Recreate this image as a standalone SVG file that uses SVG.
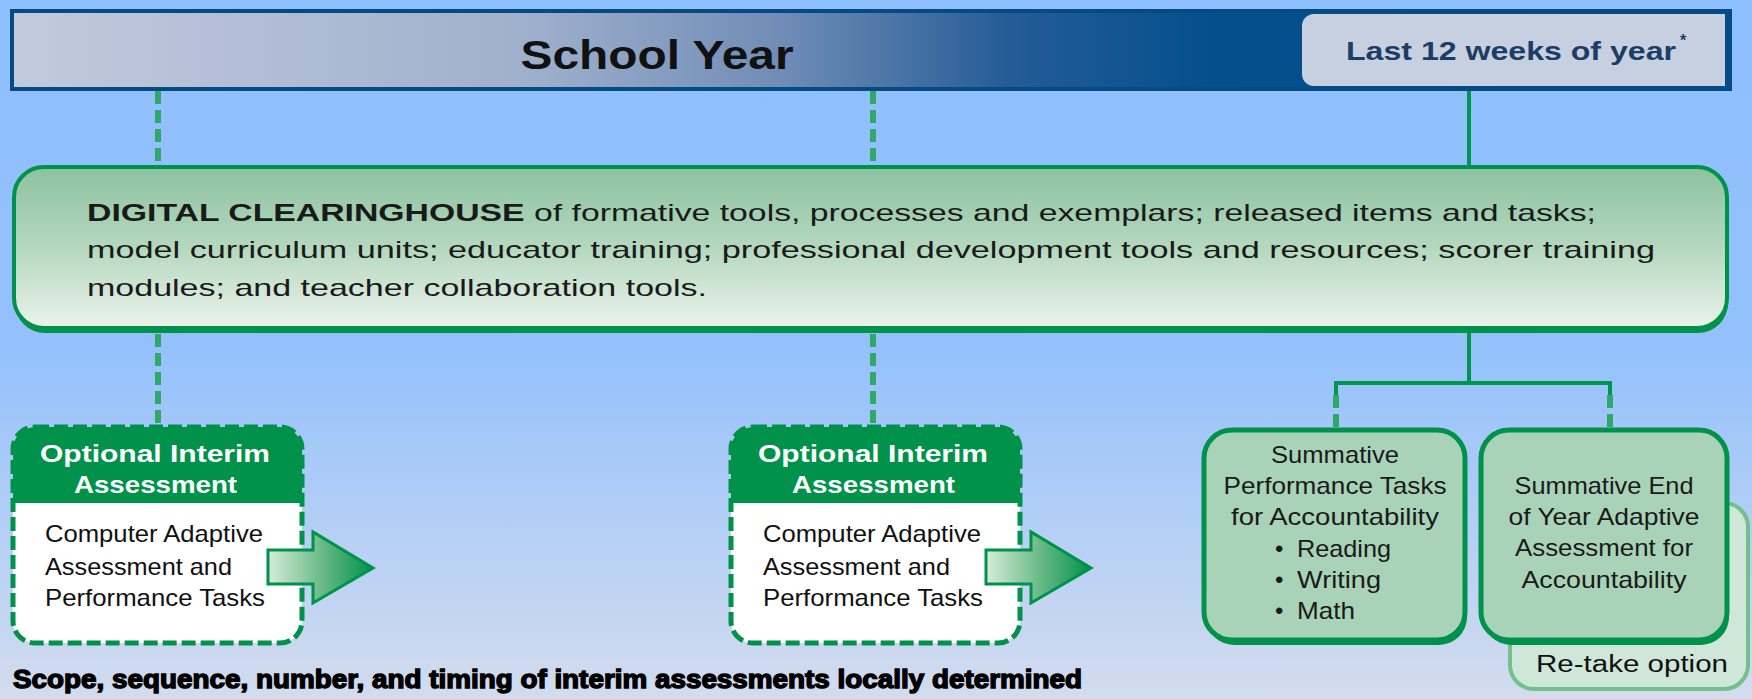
<svg xmlns="http://www.w3.org/2000/svg" width="1752" height="699" viewBox="0 0 1752 699">
  <defs>
    <linearGradient id="bg" x1="0" y1="0" x2="0" y2="1">
      <stop offset="0" stop-color="#8ebfff"/>
      <stop offset="0.5" stop-color="#94c1fc"/>
      <stop offset="1" stop-color="#d3dcee"/>
    </linearGradient>
    <linearGradient id="barFill" x1="0" y1="0" x2="1" y2="0">
      <stop offset="0" stop-color="#c2cade"/>
      <stop offset="0.3" stop-color="#9fb0cc"/>
      <stop offset="0.45" stop-color="#6f8cb6"/>
      <stop offset="0.58" stop-color="#245c96"/>
      <stop offset="0.7" stop-color="#044f8c"/>
      <stop offset="1" stop-color="#004c88"/>
    </linearGradient>
    <linearGradient id="chFill" x1="0" y1="0" x2="0" y2="1">
      <stop offset="0" stop-color="#8cc29f"/>
      <stop offset="0.5" stop-color="#b4d8bf"/>
      <stop offset="1" stop-color="#ebf3eb"/>
    </linearGradient>
    <linearGradient id="arrowFill" x1="0" y1="0" x2="1" y2="0">
      <stop offset="0" stop-color="#d6ecd9"/>
      <stop offset="0.5" stop-color="#6cbb8a"/>
      <stop offset="1" stop-color="#00924a"/>
    </linearGradient>
    <clipPath id="clipA">
      <rect x="13" y="427" width="289" height="216" rx="22"/>
    </clipPath>
    <clipPath id="clipB">
      <rect x="731" y="427" width="289" height="216" rx="22"/>
    </clipPath>
    <style>
      .sans { font-family: "Liberation Sans", Arial, sans-serif; }
      .dash { stroke: #2fa86a; stroke-width: 6; stroke-dasharray: 13 6; fill: none; }
      .solid { stroke: #00964c; stroke-width: 4; fill: none; }
      .ibox { fill: none; stroke: #00924a; stroke-width: 5; stroke-dasharray: 14 5; }
      .ihead { fill: #ffffff; font-weight: bold; font-size: 24px; }
      .ibody { fill: #111111; font-size: 24px; }
      .sbox { fill: #a9d3b9; stroke: #00924a; stroke-width: 5; }
      .stext { fill: #1a1a1a; font-size: 24px; }
      .arrow { fill: url(#arrowFill); stroke: #00924a; stroke-width: 3; stroke-linejoin: miter; }
    </style>
  </defs>

  <!-- background -->
  <rect x="0" y="0" width="1752" height="699" fill="url(#bg)"/>

  <!-- connectors -->
  <g id="connectors">
    <line class="dash" x1="158" y1="91" x2="158" y2="167"/>
    <line class="dash" x1="873" y1="91" x2="873" y2="167"/>
    <line class="dash" x1="158" y1="334" x2="158" y2="427"/>
    <line class="dash" x1="873" y1="334" x2="873" y2="427"/>
    <line class="solid" x1="1469" y1="90" x2="1469" y2="167"/>
    <polyline class="solid" points="1469,332 1469,383"/>
    <polyline class="solid" points="1336,395 1336,383 1610,383 1610,395"/>
    <line class="dash" x1="1336" y1="395" x2="1336" y2="429"/>
    <line class="dash" x1="1610" y1="395" x2="1610" y2="429"/>
  </g>

  <!-- school year bar -->
  <g id="school-year">
    <rect x="12" y="11" width="1718" height="78" fill="url(#barFill)" stroke="#064a84" stroke-width="4"/>
    <text class="sans" x="657" y="69" text-anchor="middle" font-size="41" font-weight="bold" fill="#111111" textLength="273" lengthAdjust="spacingAndGlyphs">School Year</text>
  </g>

  <g id="last-weeks">
    <path d="M1314,14 H1725 V86 H1314 A12,12 0 0 1 1302,74 V26 A12,12 0 0 1 1314,14 Z" fill="#c7d0e1"/>
    <text class="sans" x="1346" y="60" font-size="26" font-weight="bold" fill="#1c3d66" textLength="330" lengthAdjust="spacingAndGlyphs">Last 12 weeks of year</text>
    <text class="sans" x="1680" y="46" font-size="16" font-weight="bold" fill="#1c3d66">*</text>
  </g>

  <!-- clearinghouse -->
  <g id="clearinghouse">
    <rect x="15" y="172" width="1713" height="161" rx="30" fill="#00924a"/>
    <rect x="14" y="167" width="1713" height="161" rx="30" fill="url(#chFill)" stroke="#00924a" stroke-width="4"/>
    <text class="sans" x="87" y="221" font-size="24" fill="#1a1a1a" textLength="1509" lengthAdjust="spacingAndGlyphs"><tspan font-weight="bold">DIGITAL CLEARINGHOUSE</tspan> of formative tools, processes and exemplars; released items and tasks;</text>
    <text class="sans" x="87" y="258" font-size="24" fill="#1a1a1a" textLength="1568" lengthAdjust="spacingAndGlyphs">model curriculum units; educator training; professional development tools and resources; scorer training</text>
    <text class="sans" x="87" y="296" font-size="24" fill="#1a1a1a" textLength="620" lengthAdjust="spacingAndGlyphs">modules; and teacher collaboration tools.</text>
  </g>

  <!-- interim assessment 1 -->
  <g id="interim-1">
    <rect x="13" y="427" width="289" height="216" rx="22" fill="#ffffff"/>
    <rect x="13" y="427" width="289" height="76" fill="#00924a" clip-path="url(#clipA)"/>
    <rect class="ibox" x="13" y="427" width="289" height="216" rx="22"/>
    <text class="sans ihead" x="40" y="462" textLength="230" lengthAdjust="spacingAndGlyphs">Optional Interim</text>
    <text class="sans ihead" x="74" y="493" textLength="163" lengthAdjust="spacingAndGlyphs">Assessment</text>
    <text class="sans ibody" x="45" y="542" textLength="218" lengthAdjust="spacingAndGlyphs">Computer Adaptive</text>
    <text class="sans ibody" x="45" y="575" textLength="187" lengthAdjust="spacingAndGlyphs">Assessment and</text>
    <text class="sans ibody" x="45" y="606" textLength="220" lengthAdjust="spacingAndGlyphs">Performance Tasks</text>
  </g>
  <g id="arrow-1">
    <polygon class="arrow" points="268,550 313,550 313,532 373,568 313,603 313,584 268,584"/>
  </g>

  <!-- interim assessment 2 -->
  <g id="interim-2">
    <rect x="731" y="427" width="289" height="216" rx="22" fill="#ffffff"/>
    <rect x="731" y="427" width="289" height="76" fill="#00924a" clip-path="url(#clipB)"/>
    <rect class="ibox" x="731" y="427" width="289" height="216" rx="22"/>
    <text class="sans ihead" x="758" y="462" textLength="230" lengthAdjust="spacingAndGlyphs">Optional Interim</text>
    <text class="sans ihead" x="792" y="493" textLength="163" lengthAdjust="spacingAndGlyphs">Assessment</text>
    <text class="sans ibody" x="763" y="542" textLength="218" lengthAdjust="spacingAndGlyphs">Computer Adaptive</text>
    <text class="sans ibody" x="763" y="575" textLength="187" lengthAdjust="spacingAndGlyphs">Assessment and</text>
    <text class="sans ibody" x="763" y="606" textLength="220" lengthAdjust="spacingAndGlyphs">Performance Tasks</text>
  </g>
  <g id="arrow-2">
    <polygon class="arrow" points="986,550 1031,550 1031,532 1091,568 1031,603 1031,584 986,584"/>
  </g>

  <!-- re-take option (behind end-of-year box) -->
  <g id="retake">
    <rect x="1510" y="503" width="238" height="186" rx="24" fill="#cfe7d8" stroke="#74bf8e" stroke-width="4"/>
    <text class="sans" x="1536" y="672" font-size="23" fill="#111111" textLength="192" lengthAdjust="spacingAndGlyphs">Re-take option</text>
  </g>

  <!-- summative performance tasks -->
  <g id="summative-tasks">
    <rect x="1206" y="433" width="261" height="212" rx="28" fill="#00924a"/>
    <rect class="sbox" x="1204" y="430" width="261" height="210" rx="28"/>
    <text class="sans stext" x="1335" y="463" text-anchor="middle" textLength="128" lengthAdjust="spacingAndGlyphs">Summative</text>
    <text class="sans stext" x="1335" y="494" text-anchor="middle" textLength="223" lengthAdjust="spacingAndGlyphs">Performance Tasks</text>
    <text class="sans stext" x="1335" y="525" text-anchor="middle" textLength="208" lengthAdjust="spacingAndGlyphs">for Accountability</text>
    <text class="sans stext" x="1275" y="557">•</text>
    <text class="sans stext" x="1297" y="557" textLength="94" lengthAdjust="spacingAndGlyphs">Reading</text>
    <text class="sans stext" x="1275" y="588">•</text>
    <text class="sans stext" x="1297" y="588" textLength="84" lengthAdjust="spacingAndGlyphs">Writing</text>
    <text class="sans stext" x="1275" y="619">•</text>
    <text class="sans stext" x="1297" y="619" textLength="58" lengthAdjust="spacingAndGlyphs">Math</text>
  </g>

  <!-- summative end of year -->
  <g id="summative-eoy">
    <rect x="1483" y="433" width="246" height="212" rx="28" fill="#00924a"/>
    <rect class="sbox" x="1481" y="430" width="246" height="210" rx="28"/>
    <text class="sans stext" x="1604" y="494" text-anchor="middle" textLength="179" lengthAdjust="spacingAndGlyphs">Summative End</text>
    <text class="sans stext" x="1604" y="525" text-anchor="middle" textLength="191" lengthAdjust="spacingAndGlyphs">of Year Adaptive</text>
    <text class="sans stext" x="1604" y="556" text-anchor="middle" textLength="178" lengthAdjust="spacingAndGlyphs">Assessment for</text>
    <text class="sans stext" x="1604" y="588" text-anchor="middle" textLength="165" lengthAdjust="spacingAndGlyphs">Accountability</text>
  </g>

  <!-- footnote -->
  <text class="sans" x="13" y="688" font-size="26" font-weight="bold" fill="#000000" stroke="#000000" stroke-width="1.4" textLength="1069" lengthAdjust="spacingAndGlyphs">Scope, sequence, number, and timing of interim assessments locally determined</text>
</svg>
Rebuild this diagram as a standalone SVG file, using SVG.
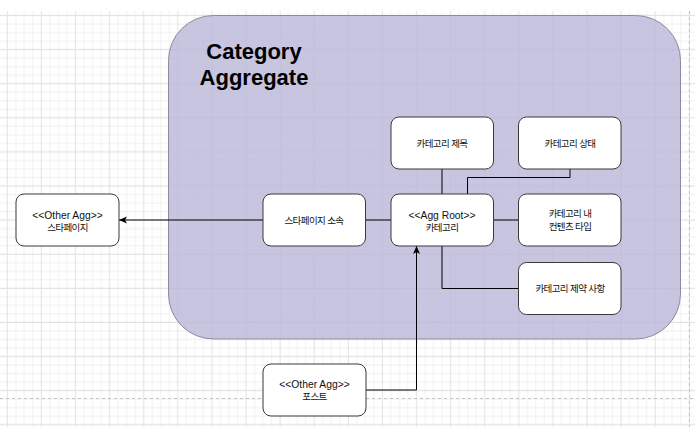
<svg xmlns="http://www.w3.org/2000/svg" width="700" height="436" viewBox="0 0 700 436">
<defs>
<pattern id="grid" patternUnits="userSpaceOnUse" x="3.04" y="11.24" width="34.1" height="34.1">
<path d="M12.79 0V34.1M21.31 0V34.1M29.84 0V34.1M0 12.79H34.1M0 21.31H34.1M0 29.84H34.1" stroke="#f2f2f2" stroke-width="1" fill="none"/>
<path d="M4.26 0V34.1M0 4.26H34.1" stroke="#e2e2e2" stroke-width="1" fill="none"/>
</pattern>
<marker id="arr" markerWidth="10" markerHeight="10" refX="8" refY="3.5" orient="auto" markerUnits="userSpaceOnUse">
<path d="M0,0 L8,3.5 L0,7 L2,3.5 z" fill="#000"/>
</marker>
<style>
.node rect{fill:#fff;stroke:#3a3a3a;stroke-width:1}
.t{font-family:"Liberation Sans","Noto Sans CJK KR",sans-serif;font-size:10.3px;text-anchor:middle;fill:#111}
.ko{font-size:9.5px;letter-spacing:-0.6px}
.title{font-family:"Liberation Sans",Arial,sans-serif;font-size:22px;font-weight:bold;text-anchor:middle;fill:#000}
.conn path{fill:none;stroke:#000;stroke-width:1}
.page{stroke:#c4c4c4;stroke-width:1;stroke-dasharray:3 3;fill:none}
</style>
</defs>
<rect x="0" y="0" width="700" height="436" fill="#fff"/>
<rect x="0" y="11" width="695" height="416" fill="url(#grid)"/>
<path class="page" d="M0 398.5H695M689.5 11V427"/>
<g id="category-aggregate">
<rect x="168.5" y="15.5" width="512" height="323.5" rx="45" ry="45" fill="#bab6d9" fill-opacity="0.8" stroke="#8c8a9c" stroke-width="1"/>
<text class="title" x="254" y="58.5">Category</text>
<text class="title" x="254" y="85">Aggregate</text>
</g>
<g id="connectors" class="conn">
<path d="M391 220H365"/>
<path d="M263 220H119" marker-end="url(#arr)"/>
<path d="M442 169V194"/>
<path d="M570 169V177.5H467.5V194"/>
<path d="M493 220H518"/>
<path d="M442 246V288.5H518"/>
<path d="M366 390H416.5V246" marker-end="url(#arr)"/>
</g>
<g id="node-title" class="node">
<rect x="391" y="117" width="102.5" height="52" rx="8"/>
<text class="t ko" x="442" y="146.5">카테고리 제목</text>
</g>
<g id="node-status" class="node">
<rect x="518.5" y="117" width="102.5" height="52" rx="8"/>
<text class="t ko" x="570" y="146.5">카테고리 상태</text>
</g>
<g id="node-stapage-belong" class="node">
<rect x="263" y="194" width="102.5" height="52" rx="8"/>
<text class="t ko" x="314" y="223.5">스타페이지 소속</text>
</g>
<g id="node-agg-root" class="node">
<rect x="391" y="194" width="102.5" height="52" rx="8"/>
<text class="t" x="442" y="218.5">&lt;&lt;Agg Root&gt;&gt;</text>
<text class="t ko" x="442" y="230.5">카테고리</text>
</g>
<g id="node-content-type" class="node">
<rect x="518.5" y="194" width="102.5" height="52" rx="8"/>
<text class="t ko" x="570" y="216.8">카테고리 내</text>
<text class="t ko" x="570" y="230.2">컨텐츠 타입</text>
</g>
<g id="node-constraint" class="node">
<rect x="518.5" y="262.5" width="102.5" height="52" rx="8"/>
<text class="t ko" x="570" y="292">카테고리 제약 사항</text>
</g>
<g id="node-other-stapage" class="node">
<rect x="16" y="194" width="103" height="52" rx="8"/>
<text class="t" x="67.5" y="218.5">&lt;&lt;Other Agg&gt;&gt;</text>
<text class="t ko" x="67.5" y="230.5">스타페이지</text>
</g>
<g id="node-other-post" class="node">
<rect x="263" y="364" width="103" height="52" rx="8"/>
<text class="t" x="314.5" y="388.3">&lt;&lt;Other Agg&gt;&gt;</text>
<text class="t ko" x="314.5" y="400.3">포스트</text>
</g>
</svg>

────────

[What you need to do]
Return all lines of the material above in which the word "standalone" occurs.

[Task result]
Recreate this image as a standalone SVG file that uses SVG.
Rebuild this diagram as a standalone SVG file, using SVG.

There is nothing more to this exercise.